The UFC's initial rollout of this division has been a disaster, to say the least. The promotion wanted to feature Justino in its inaugural 145-pound title fight in February, but Justino said she required more time.
That prompted the UFC to book a championship fight between two bantamweights: Germaine de Randamie and Holly Holm. De Randamie won the bout in controversial fashion at UFC 208 and then outright refused to face Justino. The UFC eventually elected to strip De Randamie of the title and basically start over.
Rather than turn immediately to Anderson, the UFC looked into pairing Justino with another natural bantamweight, Cat Zingano, who hasn't recorded a win since 2014. Ultimately, Zingano couldn't accept due to personal reasons.
All of this has added to the perception that the UFC isn't fully invested in the division. Prior to getting the fight with Justino, Anderson had decided to move on and scheduled an Invicta title defense against Helena Kolesnyk on July 15. The minute that event was announced, however, Anderson said the UFC came calling with the Justino offer.

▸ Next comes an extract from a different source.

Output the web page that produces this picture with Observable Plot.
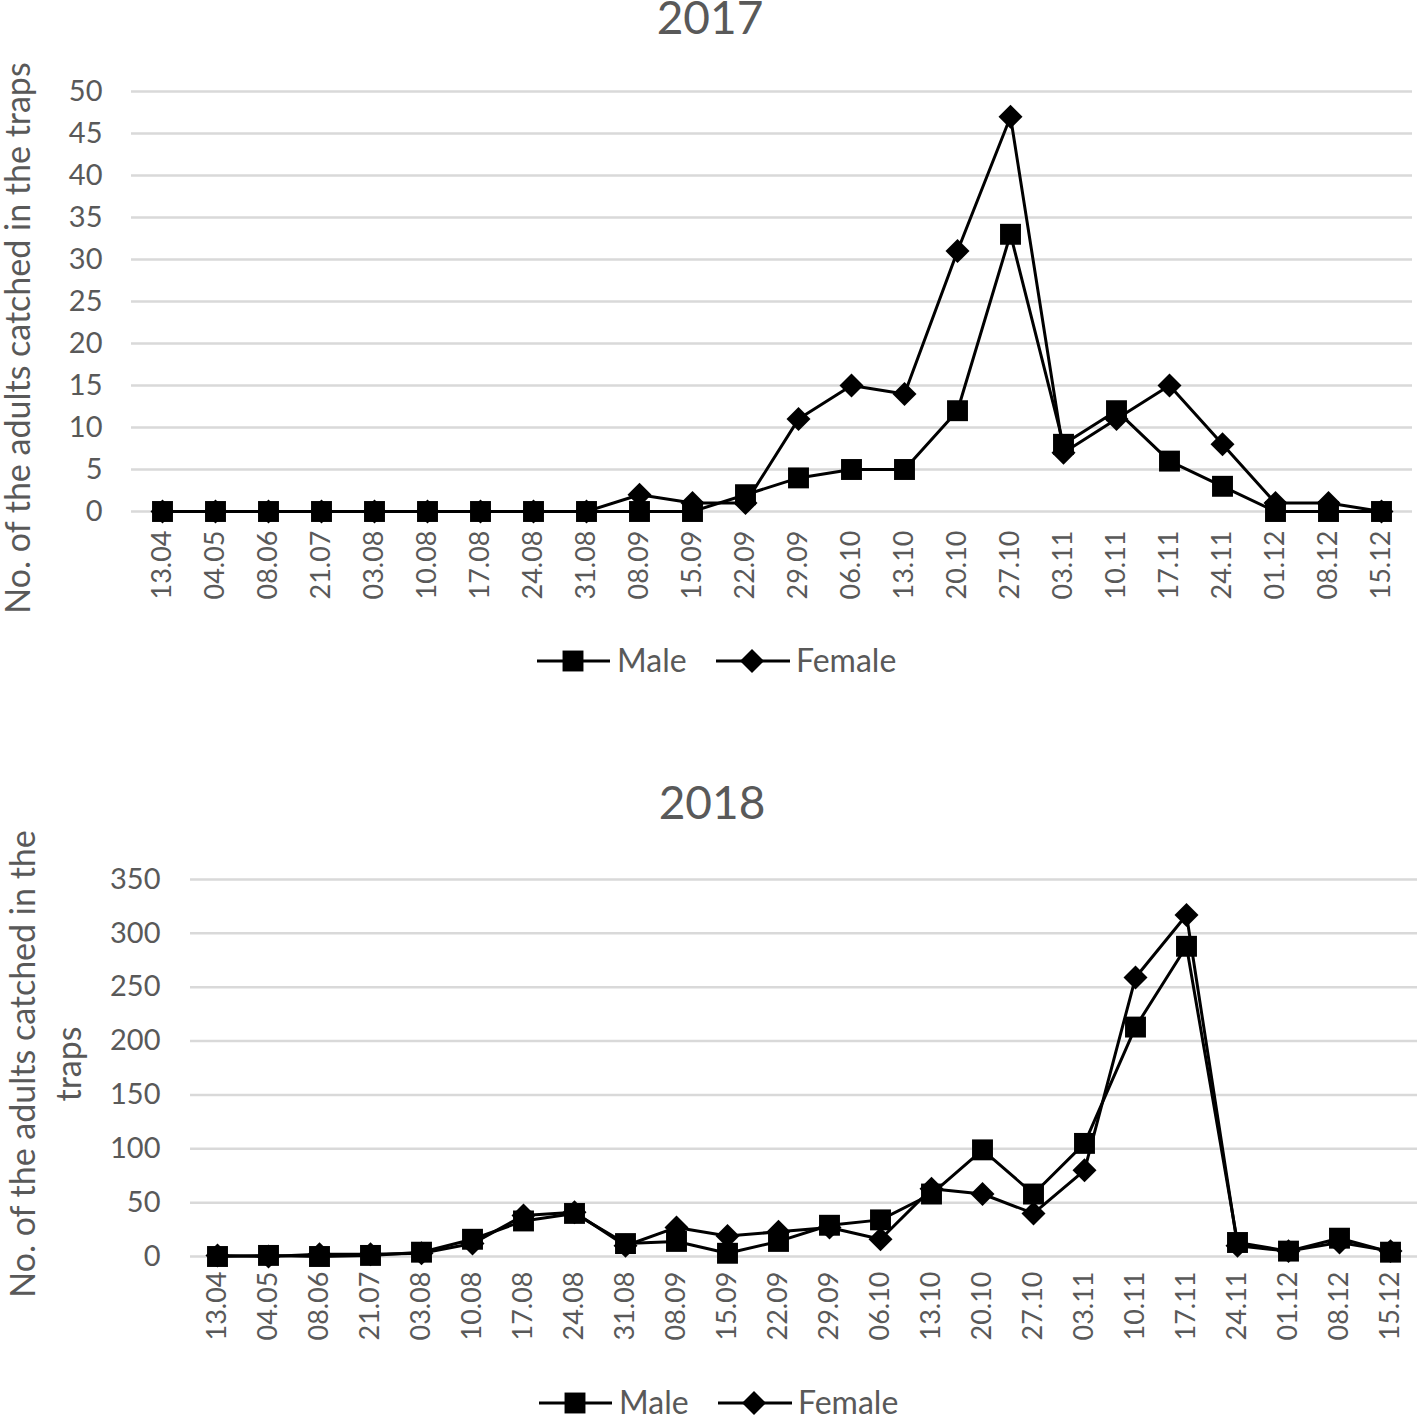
<!DOCTYPE html>
<html>
<head>
<meta charset="utf-8">
<script src="https://cdn.jsdelivr.net/npm/d3@7"></script>
<script src="https://cdn.jsdelivr.net/npm/@observablehq/plot@0.6"></script>
<style>
  html, body { margin:0; padding:0; background:#fff; }
  body { width:1418px; height:1417px; position:relative; overflow:hidden; font-family: Lato, "Open Sans", sans-serif; color:#595959; }
  .abs { position:absolute; }
  .title { font-size:46px; line-height:46px; text-align:center; width:400px; }
  .ylab { font-size:34px; line-height:46px; text-align:center; white-space:nowrap; transform:rotate(-90deg); transform-origin:50% 50%; }
</style>
</head>
<body>
<div id="root"></div>
<script>
// ---- data ----
const dates = ["13.04","04.05","08.06","21.07","03.08","10.08","17.08","24.08","31.08","08.09","15.09","22.09","29.09","06.10","13.10","20.10","27.10","03.11","10.11","17.11","24.11","01.12","08.12","15.12"];
const male2017   = [0,0,0,0,0,0,0,0,0,0,0,2,4,5,5,12,33,8,12,6,3,0,0,0];
const female2017 = [0,0,0,0,0,0,0,0,0,2,1,1,11,15,14,31,47,7,11,15,8,1,1,0];
const male2018   = [0,1,0,1,4,16,33,40,12,14,3,14,29,34,58,99,58,105,213,288,13,5,17,4];
const female2018 = [1,0,2,2,3,12,38,41,10,27,19,23,27,16,63,58,40,80,259,317,10,5,13,5];
const ticks2017 = [0,5,10,15,20,25,30,35,40,45,50];
const ticks2018 = [0,50,100,150,200,250,300,350];
const seriesNames = ["Male","Female"];
const yLabel = "No. of the adults catched in the traps";

const root = document.getElementById("root");

function rows(vals){ return dates.map((d,i)=>({date:d, v:vals[i]})); }

function panel(o){
  const m = rows(o.male), f = rows(o.female);
  const chart = Plot.plot({
    width:1418, height:o.height,
    marginLeft:o.ml, marginRight:o.mr, marginTop:o.mt, marginBottom:o.mb,
    style:{fontFamily:"Lato, 'Open Sans', sans-serif", color:"#595959", background:"transparent", overflow:"visible"},
    x:{type:"point", domain:dates, padding:0.5, label:null},
    y:{domain:[0, o.ticks[o.ticks.length-1]], label:null},
    marks:[
      Plot.ruleY(o.ticks, {stroke:"#d9d9d9", strokeWidth:2.5}),
      Plot.axisY({ticks:o.ticks, tickSize:0, tickPadding:o.ytp, fontSize:29, label:null}),
      Plot.axisX({tickRotate:-90, tickSize:0, tickPadding:o.xtp, fontSize:27, label:null}),
      Plot.line(m, {x:"date", y:"v", stroke:"black", strokeWidth:3}),
      Plot.dot(m, {x:"date", y:"v", symbol:"square", r:11.8, fill:"black"}),
      Plot.line(f, {x:"date", y:"v", stroke:"black", strokeWidth:3}),
      Plot.dot(f, {x:"date", y:"v", symbol:"diamond2", r:10.8, fill:"black"})
    ]
  });
  chart.style.position = "absolute";
  chart.style.left = "0px";
  chart.style.top = o.top + "px";
  root.appendChild(chart);
}

function addDiv(cls, html, css){
  const d = document.createElement("div");
  d.className = "abs " + cls;
  d.innerHTML = html;
  Object.assign(d.style, css);
  root.appendChild(d);
  return d;
}

function legend(cx, cy){
  const svg = d3.create("svg").attr("width", 420).attr("height", 44)
    .style("position","absolute").style("left",(cx-193)+"px").style("top",(cy-22)+"px");
  const g = svg.append("g");
  // Male
  g.append("line").attr("x1",17).attr("x2",90).attr("y1",22).attr("y2",22).attr("stroke","black").attr("stroke-width",3);
  g.append("path").attr("d", d3.symbol(d3.symbolSquare, Math.PI*11.8*11.8)()).attr("transform","translate(53,22)");
  g.append("text").attr("x",97).attr("y",33).attr("font-size",32).attr("fill","#595959").attr("font-family","Lato, sans-serif").text(seriesNames[0]);
  // Female
  g.append("line").attr("x1",196).attr("x2",270).attr("y1",22).attr("y2",22).attr("stroke","black").attr("stroke-width",3);
  g.append("path").attr("d", d3.symbol(d3.symbolDiamond2, Math.PI*10.8*10.8)()).attr("transform","translate(232,22)");
  g.append("text").attr("x",276).attr("y",33).attr("font-size",32).attr("fill","#595959").attr("font-family","Lato, sans-serif").text(seriesNames[1]);
  root.appendChild(svg.node());
}

// ---- 2017 ----
panel({male:male2017, female:female2017, ticks:ticks2017, top:40, height:600, ml:131, mr:6, mt:51, mb:129, ytp:29, xtp:19});
addDiv("title", "2017", {left:"510px", top:"-6px"});
addDiv("ylab", yLabel, {left:(17-400)+"px", top:(338-23)+"px", width:"800px"});
legend(713, 661);

// ---- 2018 ----
panel({male:male2018, female:female2018, ticks:ticks2018, top:840, height:530, ml:190, mr:1, mt:39, mb:114, ytp:30, xtp:15});
addDiv("title", "2018", {left:"512px", top:"779px"});
addDiv("ylab", "No. of the adults catched in the<br>traps", {left:(45-400)+"px", top:(1064-46)+"px", width:"800px"});
legend(715, 1403);
</script>
</body>
</html>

"We'd obviously been campaigning for that fight, probably for three weeks, but the UFC had told us it wasn't happening," Anderson said. "So we went to Invicta and said, 'Get us an opponent.' We signed that bout agreement, and not more than six hours later, the UFC called and said, 'Hey, let's look at that Justino matchup.'
"I don't know what was going on in their head. They knew we wanted the fight this whole time. We finally said, 'OK, fine,' and we sign another fight. Then all of a sudden they're like, 'Oh wait, we're back.' At least it all seems to have worked out."
In addition to UFC gold, Anderson is looking forward to providing the division its first sense of identity.